Era tudo tão patético que, certa vez, em pleno julgamento, o advogado de ofício começou a não falar coisa com coisa. Percebendo que ele estava bêbado, o juiz auditor o expulsou e designou outro, que foi obrigado a improvisar a defesa... em cerca de dez minutos! 

Suspenderam a sessão para o cafezinho e ele passou os olhos pelo processo. Na reabertura fez sua arenga,  apelando para generalidades e platitudes, já que não conseguira inteirar-se das especificidades do caso.

A lembrança mais nítida que conservo é a de Matos (Cláudio de Souza Ribeiro) com olhar perdido, parecendo nem reconhecer os antigos companheiros.

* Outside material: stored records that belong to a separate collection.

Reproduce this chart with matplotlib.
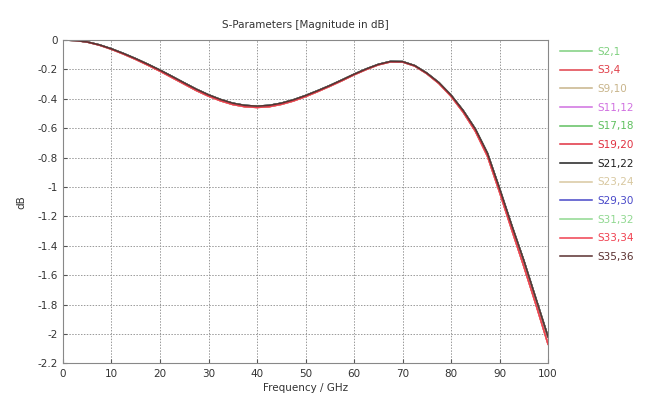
import matplotlib
matplotlib.use('Agg')
import matplotlib.pyplot as plt
from matplotlib.ticker import FuncFormatter

plt.rcParams['font.family'] = ['DejaVu Sans']
plt.rcParams['axes.unicode_minus'] = False

# 频率点 (GHz)
freq = [0, 2.5, 5, 7.5, 10, 12.5, 15, 17.5, 20, 22.5, 25, 27.5, 30, 32.5,
        35, 37.5, 40, 42.5, 45, 47.5, 50, 52.5, 55, 57.5, 60, 62.5, 65,
        67.5, 70, 72.5, 75, 77.5, 80, 82.5, 85, 87.5, 90, 92.5, 95, 97.5, 100]
# 主曲线 (dB)
db_main = [0, -0.003, -0.013, -0.033, -0.06, -0.092, -0.127, -0.165, -0.205,
           -0.248, -0.292, -0.335, -0.373, -0.405, -0.43, -0.445, -0.45,
           -0.445, -0.43, -0.407, -0.378, -0.345, -0.31, -0.272, -0.233,
           -0.197, -0.166, -0.146, -0.147, -0.174, -0.225, -0.29, -0.375,
           -0.48, -0.605, -0.77, -1.01, -1.26, -1.5, -1.76, -2.02]
# 略有偏差的曲线 (dB)
db_alt = [0, -0.003, -0.014, -0.035, -0.063, -0.096, -0.132, -0.171, -0.212,
          -0.256, -0.3, -0.344, -0.382, -0.414, -0.439, -0.454, -0.459,
          -0.454, -0.438, -0.415, -0.385, -0.351, -0.315, -0.277, -0.237,
          -0.201, -0.169, -0.149, -0.15, -0.177, -0.229, -0.296, -0.383,
          -0.491, -0.62, -0.79, -1.035, -1.29, -1.54, -1.8, -2.07]

labels = ['S2,1', 'S3,4', 'S9,10', 'S11,12', 'S17,18', 'S19,20', 'S21,22',
          'S23,24', 'S29,30', 'S31,32', 'S33,34', 'S35,36']
colors = ['#7fd07f', '#e0404a', '#c8b48a', '#d070e0', '#60c060', '#e03040',
          '#202020', '#d8c8a0', '#4848c8', '#90d890', '#f04050', '#5a3030']
use_alt = [False, True, False, False, False, True, False, True, False,
           False, True, False]

fig = plt.figure(figsize=(6.54, 4.07), dpi=100)
ax = fig.add_axes([0.0963, 0.1074, 0.7417, 0.7943])

# 绘制曲线
for label, color, alt in zip(labels, colors, use_alt):
    ax.plot(freq, db_alt if alt else db_main, color=color, lw=1.1, label=label)

ax.set_xlim(0, 100)
ax.set_ylim(-2.2, 0)
ax.set_xticks(range(0, 101, 10))
ax.set_yticks([-2.2 + 0.2 * i for i in range(12)])
ax.yaxis.set_major_formatter(FuncFormatter(lambda v, p: '%g' % round(v, 1)))
ax.tick_params(direction='in', length=3, labelsize=7.5, colors='#555555',
               labelcolor='#333333', pad=4)
ax.grid(True, color='#999999', linestyle=(0, (1.5, 1.5)), linewidth=0.7)
for sp in ax.spines.values():
    sp.set_color('#888888')

ax.set_title('S-Parameters [Magnitude in dB]', fontsize=7.5, color='#333333', pad=9)
ax.set_xlabel('Frequency / GHz', fontsize=7.5, color='#333333', labelpad=3)
ax.set_ylabel('dB', fontsize=7.5, color='#333333', labelpad=8)

# 图例
leg = ax.legend(loc='upper left', bbox_to_anchor=(1.005, 1.008), frameon=False,
                fontsize=7.5, handlelength=3.1, labelspacing=0.83,
                handletextpad=0.5)
for text, color in zip(leg.get_texts(), colors):
    text.set_color(color)

fig.savefig('out.png', dpi=100)
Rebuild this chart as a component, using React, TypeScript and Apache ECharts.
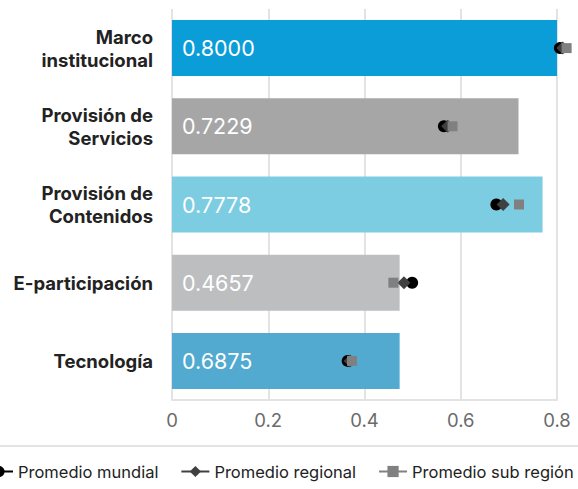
import React, { useEffect, useRef } from "react";
import * as echarts from "echarts";

const categories = [
  "Marco\ninstitucional",
  "Provisión de\nServicios",
  "Provisión de\nContenidos",
  "E-participación",
  "Tecnología",
];
const barValues = [0.8, 0.72, 0.77, 0.473, 0.473];
const barLabels = ["0.8000", "0.7229", "0.7778", "0.4657", "0.6875"];
const barColors = ["#0b9dd8", "#a6a6a6", "#7dcde2", "#bdbec0", "#52aad0"];
const promedioMundial = [0.806, 0.565, 0.674, 0.499, 0.365];
const promedioRegional = [0.812, 0.573, 0.688, 0.482, 0.37];
const promedioSubRegion = [0.82, 0.583, 0.721, 0.46, 0.374];
const xTicks = [0, 0.2, 0.4, 0.6, 0.8];

const FONT = "Inter, 'Noto Sans', sans-serif";

export default function App() {
  const ref = useRef<HTMLDivElement>(null);
  useEffect(() => {
    if (!ref.current) return;
    const chart = echarts.init(ref.current, undefined, { renderer: "svg" });
    const markerSeries = (name: string, data: number[], symbol: string, size: number, color: string, z: number) => ({
      type: "line",
      name,
      data,
      symbol,
      symbolSize: size,
      showSymbol: true,
      color,
      itemStyle: { color, opacity: 1 },
      lineStyle: { opacity: 0, width: 0 },
      clip: false,
      z,
    });
    chart.setOption({
      animation: false,
      textStyle: { fontFamily: FONT },
      grid: { left: 172, right: 21, top: 9, bottom: 89, containLabel: false },
      xAxis: {
        type: "value",
        min: xTicks[0],
        max: xTicks[xTicks.length - 1],
        interval: 0.2,
        axisLine: { show: true, lineStyle: { color: "#e3e3e3", width: 2 } },
        axisTick: { show: false },
        splitLine: { show: true, lineStyle: { color: "#e3e3e3", width: 2 } },
        axisLabel: {
          color: "#6b6b6b",
          fontSize: 18.5,
          margin: 10,
          fontFamily: FONT,
          formatter: (v: number) => String(Math.round(v * 10) / 10),
        },
      },
      yAxis: {
        type: "category",
        data: categories,
        inverse: true,
        axisLine: { show: false },
        axisTick: { show: false },
        splitLine: { show: false },
        axisLabel: {
          color: "#222222",
          fontSize: 18.5,
          fontWeight: "bold",
          lineHeight: 23,
          margin: 19,
          fontFamily: FONT,
        },
      },
      legend: {
        data: ["Promedio mundial", "Promedio regional", "Promedio sub región"],
        left: -21,
        top: 458,
        width: 700,
        orient: "horizontal",
        itemWidth: 28,
        itemHeight: 14,
        itemGap: 22,
        textStyle: { fontSize: 16.5, color: "#222222", fontFamily: FONT },
        lineStyle: { opacity: 1, width: 2 },
      },
      graphic: [
        {
          type: "line",
          shape: { x1: 0, y1: 446, x2: 578, y2: 446 },
          style: { stroke: "#e3e3e3", lineWidth: 2 },
        },
      ],
      series: [
        {
          type: "bar",
          name: "Valor",
          data: barValues.map((v, i) => ({ value: v, itemStyle: { color: barColors[i] } })),
          barWidth: 56,
          label: {
            show: true,
            position: "insideLeft",
            distance: 10,
            color: "#ffffff",
            fontSize: 21.5,
            fontFamily: FONT,
            formatter: (p: any) => barLabels[p.dataIndex],
          },
          z: 2,
        },
        markerSeries("Promedio mundial", promedioMundial, "circle", 12, "#000000", 3),
        markerSeries("Promedio regional", promedioRegional, "diamond", 13, "#404040", 4),
        markerSeries("Promedio sub región", promedioSubRegion, "rect", 10, "#808080", 5),
      ],
    });
    return () => chart.dispose();
  }, []);
  return <div ref={ref} style={{ width: 578, height: 489, position: "absolute", left: 0, top: 0 }} />;
}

Ele vinha dos movimentos da marujada que antecederam o golpe e chegou até a ser comandante da VPR e da VAR. Mas, entrou em crise, afastou-se da militância e foi levar vida de civil numa aldeia de pescadores, montando casa com uma militante de base que desistiu da luta por ele.

Traído (sexualmente...) por ela e diante da perspectiva de ser abandonado, assassinou-a e foi entregar-se à polícia. Acabou no DOI-Codi, suplicando para que o matassem e ouvindo a resposta de que lá só morria quem eles queriam, não aqueles que queriam morrer. 

Vê-lo reduzido a trapo me chocou e consternou. Era o único de nós que estava algemado em plena auditoria, sentado com um agente de cada lado --temiam que ele realmente desse cabo da vida. Sua história (mais detalhes aqui) é dilacerante.

Por último: muitos internautas comentaram que, na foto da Dilma, os militares escondiam a cara por vergonha. Não, era por paúra mesmo. Temiam ser retaliados, como se não soubéssemos que seu papel era  decorativo.

Se havia contas a acertarmos, era com os torturadores, com seus mandantes, com os financiadores da repressão, etc. Não com esses atores de quinta categoria.